**Aim**
Repeat the listing exactly as given, omitting every image.

**Data segment**
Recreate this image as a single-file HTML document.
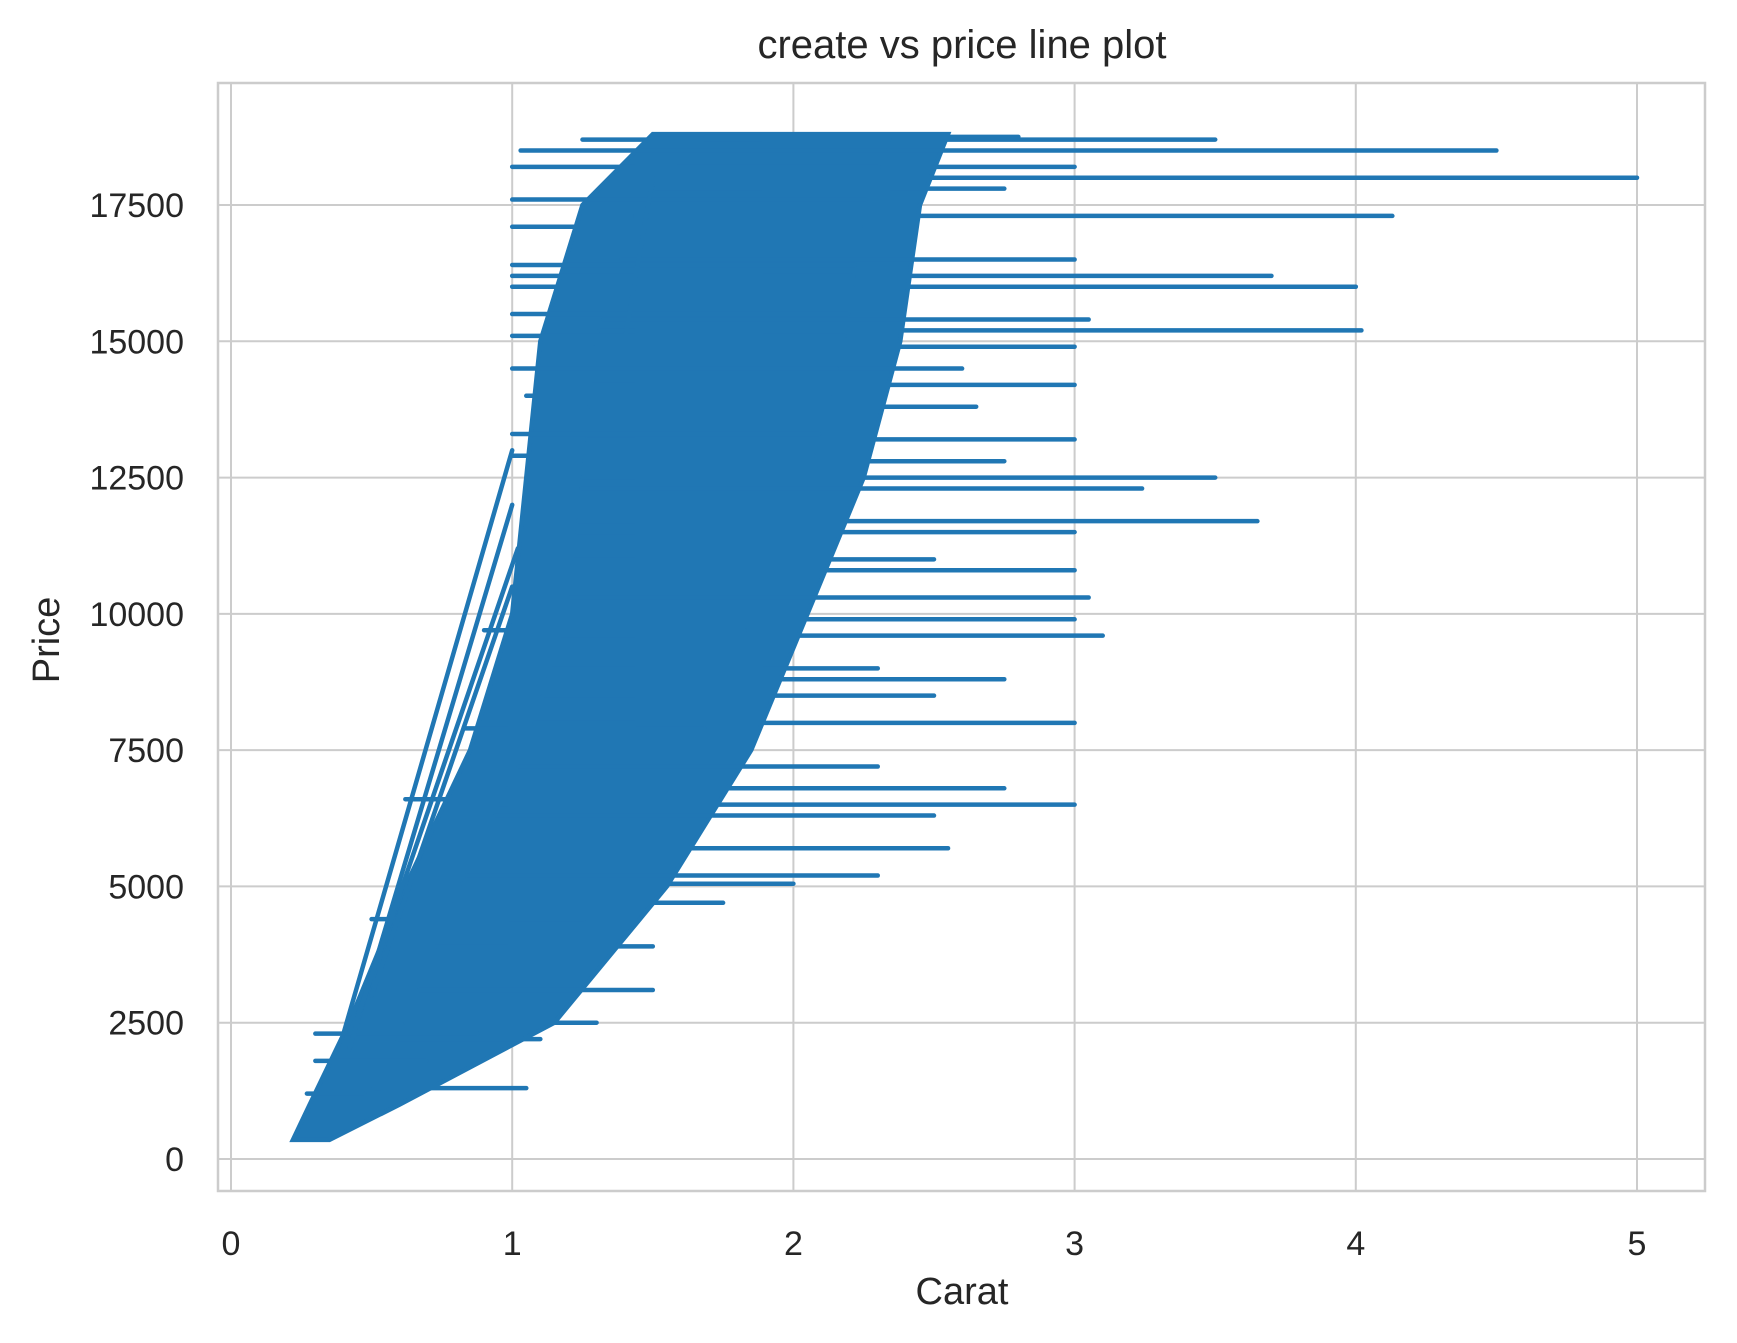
<!DOCTYPE html>
<html><head><meta charset="utf-8"><style>
body{margin:0;background:#fff}
svg{display:block;font-family:"Liberation Sans",sans-serif}
</style></head><body>
<svg id="c" width="1737" height="1343"></svg>
<script>
const xTicks=[0,1,2,3,4,5];
const yTicks=[0,2500,5000,7500,10000,12500,15000,17500];
// dense core envelope of the line plot
const envPrice=[350,1000,2500,5000,7500,10000,12500,15000,17500,18800];
const envLeft=[0.22,0.28,0.42,0.62,0.85,1.0,1.05,1.1,1.25,1.5];
const envRight=[0.35,0.6,1.15,1.55,1.85,2.05,2.25,2.38,2.45,2.55];
// horizontal excursions to the right: price, max carat
const rightPrice=[18750,18500,18000,18700,17300,16200,16000,15200,15400,14900,14200,13200,12500,12300,11700,10800,10300,9900,9600,8800,8000,6800,6500,6300,5700,5200,5050,18200,16500,17800,11000,9000,4700,3900,3100,2500,1300,2200,13800,14500,7200,8500,11500,12800];
const rightCarat=[2.8,4.5,5.0,3.5,4.13,3.7,4.0,4.02,3.05,3.0,3.0,3.0,3.5,3.24,3.65,3.0,3.05,3.0,3.1,2.75,3.0,2.75,3.0,2.5,2.55,2.3,2.0,3.0,3.0,2.75,2.5,2.3,1.75,1.5,1.5,1.3,1.05,1.1,2.65,2.6,2.3,2.5,3.0,2.75];
// horizontal excursions to the left: price, min carat
const leftPrice=[18500,18200,17600,17100,16400,16000,15500,15100,14500,13300,12900,9700,7900,6600,4400,2300,1800,1200,18700,16200,14000];
const leftCarat=[1.03,1.0,1.0,1.0,1.0,1.0,1.0,1.0,1.0,1.0,1.0,0.9,0.83,0.62,0.5,0.3,0.3,0.27,1.25,1.0,1.05];
// diagonal connecting segments: start carat/price, end carat/price
const diagX0=[0.4,0.42,0.45,0.5,1.4];
const diagY0=[2300,2000,2600,3000,15000];
const diagX1=[1.0,1.0,1.02,1.0,1.5];
const diagY1=[13000,12000,11200,10500,18000];

const L=218,R=1705,T=83,B=1191;
const X=v=>231+v*281.2;
const Y=v=>1159-v*0.054514;
const NS='http://www.w3.org/2000/svg';
const svg=document.getElementById('c');
function mk(t,a,p){const e=document.createElementNS(NS,t);for(const k in a)e.setAttribute(k,a[k]);(p||svg).appendChild(e);return e;}

const grid=mk('g',{});


xTicks.forEach(t=>{
 const l=mk('line',{x1:X(t),x2:X(t),y1:T,y2:B,stroke:'#cccccc','stroke-width':2},grid);
 
 
 const tx=mk('text',{x:X(t),y:1255,'text-anchor':'middle','font-size':34,fill:'#262626'});
 
 
 tx.textContent=t;
});
yTicks.forEach(t=>{
 const l=mk('line',{x1:L,x2:R,y1:Y(t),y2:Y(t),stroke:'#cccccc','stroke-width':2},grid);
 
 
 const tx=mk('text',{x:184,y:Y(t)+12,'text-anchor':'end','font-size':34,fill:'#262626'});
 
 
 tx.textContent=t;
});

const series=mk('g',{stroke:'#2077b4',fill:'#2077b4','stroke-width':4.5,'stroke-linecap':'round'});


let pts=[];
envPrice.forEach((p,i)=>pts.push(X(envLeft[i])+','+Y(p)));
for(let i=envPrice.length-1;i>=0;i--)pts.push(X(envRight[i])+','+Y(envPrice[i]));
const env=mk('polygon',{points:pts.join(' ')},series);


function interp(arr,p){
 for(let i=0;i<envPrice.length-1;i++){if(p<=envPrice[i+1]){const f=(p-envPrice[i])/(envPrice[i+1]-envPrice[i]);return arr[i]+f*(arr[i+1]-arr[i]);}}
 return arr[arr.length-1];
}
rightPrice.forEach((p,i)=>{
 const l=mk('line',{x1:X(interp(envLeft,p)+0.2),x2:X(rightCarat[i]),y1:Y(p),y2:Y(p)},series);
 
 
});
leftPrice.forEach((p,i)=>{
 const l=mk('line',{x1:X(leftCarat[i]),x2:X(interp(envRight,p)-0.2),y1:Y(p),y2:Y(p)},series);
 
 
});
diagX0.forEach((x,i)=>{
 const l=mk('line',{x1:X(x),y1:Y(diagY0[i]),x2:X(diagX1[i]),y2:Y(diagY1[i])},series);
 
 
});

const frame=mk('rect',{x:L,y:T,width:R-L,height:B-T,fill:'none',stroke:'#cccccc','stroke-width':2.5});



const title=mk('text',{x:962,y:58,'text-anchor':'middle','font-size':40,fill:'#262626'});


title.textContent='create vs price line plot';
const xt=mk('text',{x:962,y:1304,'text-anchor':'middle','font-size':38,fill:'#262626'});


xt.textContent='Carat';
const yt=mk('text',{x:0,y:0,'text-anchor':'middle','font-size':38,fill:'#262626',transform:'translate(59,640) rotate(-90)'});


yt.textContent='Price';
</script>
</body></html>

**Written answer**
Recreate this image as a single-file HTML document.
<!DOCTYPE html>
<html><head><meta charset="utf-8"><style>
body{margin:0;background:#fff}
svg{display:block;font-family:"Liberation Sans",sans-serif}
</style></head><body>
<svg id="c" width="1737" height="1343"></svg>
<script>
const xTicks=[0,1,2,3,4,5];
const yTicks=[0,2500,5000,7500,10000,12500,15000,17500];
// dense core envelope of the line plot
const envPrice=[350,1000,2500,5000,7500,10000,12500,15000,17500,18800];
const envLeft=[0.22,0.28,0.42,0.62,0.85,1.0,1.05,1.1,1.25,1.5];
const envRight=[0.35,0.6,1.15,1.55,1.85,2.05,2.25,2.38,2.45,2.55];
// horizontal excursions to the right: price, max carat
const rightPrice=[18750,18500,18000,18700,17300,16200,16000,15200,15400,14900,14200,13200,12500,12300,11700,10800,10300,9900,9600,8800,8000,6800,6500,6300,5700,5200,5050,18200,16500,17800,11000,9000,4700,3900,3100,2500,1300,2200,13800,14500,7200,8500,11500,12800];
const rightCarat=[2.8,4.5,5.0,3.5,4.13,3.7,4.0,4.02,3.05,3.0,3.0,3.0,3.5,3.24,3.65,3.0,3.05,3.0,3.1,2.75,3.0,2.75,3.0,2.5,2.55,2.3,2.0,3.0,3.0,2.75,2.5,2.3,1.75,1.5,1.5,1.3,1.05,1.1,2.65,2.6,2.3,2.5,3.0,2.75];
// horizontal excursions to the left: price, min carat
const leftPrice=[18500,18200,17600,17100,16400,16000,15500,15100,14500,13300,12900,9700,7900,6600,4400,2300,1800,1200,18700,16200,14000];
const leftCarat=[1.03,1.0,1.0,1.0,1.0,1.0,1.0,1.0,1.0,1.0,1.0,0.9,0.83,0.62,0.5,0.3,0.3,0.27,1.25,1.0,1.05];
// diagonal connecting segments: start carat/price, end carat/price
const diagX0=[0.4,0.42,0.45,0.5,1.4];
const diagY0=[2300,2000,2600,3000,15000];
const diagX1=[1.0,1.0,1.02,1.0,1.5];
const diagY1=[13000,12000,11200,10500,18000];

const L=218,R=1705,T=83,B=1191;
const X=v=>231+v*281.2;
const Y=v=>1159-v*0.054514;
const NS='http://www.w3.org/2000/svg';
const svg=document.getElementById('c');
function mk(t,a,p){const e=document.createElementNS(NS,t);for(const k in a)e.setAttribute(k,a[k]);(p||svg).appendChild(e);return e;}

const grid=mk('g',{});


xTicks.forEach(t=>{
 const l=mk('line',{x1:X(t),x2:X(t),y1:T,y2:B,stroke:'#cccccc','stroke-width':2},grid);
 
 
 const tx=mk('text',{x:X(t),y:1255,'text-anchor':'middle','font-size':34,fill:'#262626'});
 
 
 tx.textContent=t;
});
yTicks.forEach(t=>{
 const l=mk('line',{x1:L,x2:R,y1:Y(t),y2:Y(t),stroke:'#cccccc','stroke-width':2},grid);
 
 
 const tx=mk('text',{x:184,y:Y(t)+12,'text-anchor':'end','font-size':34,fill:'#262626'});
 
 
 tx.textContent=t;
});

const series=mk('g',{stroke:'#2077b4',fill:'#2077b4','stroke-width':4.5,'stroke-linecap':'round'});


let pts=[];
envPrice.forEach((p,i)=>pts.push(X(envLeft[i])+','+Y(p)));
for(let i=envPrice.length-1;i>=0;i--)pts.push(X(envRight[i])+','+Y(envPrice[i]));
const env=mk('polygon',{points:pts.join(' ')},series);


function interp(arr,p){
 for(let i=0;i<envPrice.length-1;i++){if(p<=envPrice[i+1]){const f=(p-envPrice[i])/(envPrice[i+1]-envPrice[i]);return arr[i]+f*(arr[i+1]-arr[i]);}}
 return arr[arr.length-1];
}
rightPrice.forEach((p,i)=>{
 const l=mk('line',{x1:X(interp(envLeft,p)+0.2),x2:X(rightCarat[i]),y1:Y(p),y2:Y(p)},series);
 
 
});
leftPrice.forEach((p,i)=>{
 const l=mk('line',{x1:X(leftCarat[i]),x2:X(interp(envRight,p)-0.2),y1:Y(p),y2:Y(p)},series);
 
 
});
diagX0.forEach((x,i)=>{
 const l=mk('line',{x1:X(x),y1:Y(diagY0[i]),x2:X(diagX1[i]),y2:Y(diagY1[i])},series);
 
 
});

const frame=mk('rect',{x:L,y:T,width:R-L,height:B-T,fill:'none',stroke:'#cccccc','stroke-width':2.5});



const title=mk('text',{x:962,y:58,'text-anchor':'middle','font-size':40,fill:'#262626'});


title.textContent='create vs price line plot';
const xt=mk('text',{x:962,y:1304,'text-anchor':'middle','font-size':38,fill:'#262626'});


xt.textContent='Carat';
const yt=mk('text',{x:0,y:0,'text-anchor':'middle','font-size':38,fill:'#262626',transform:'translate(59,640) rotate(-90)'});


yt.textContent='Price';
</script>
</body></html>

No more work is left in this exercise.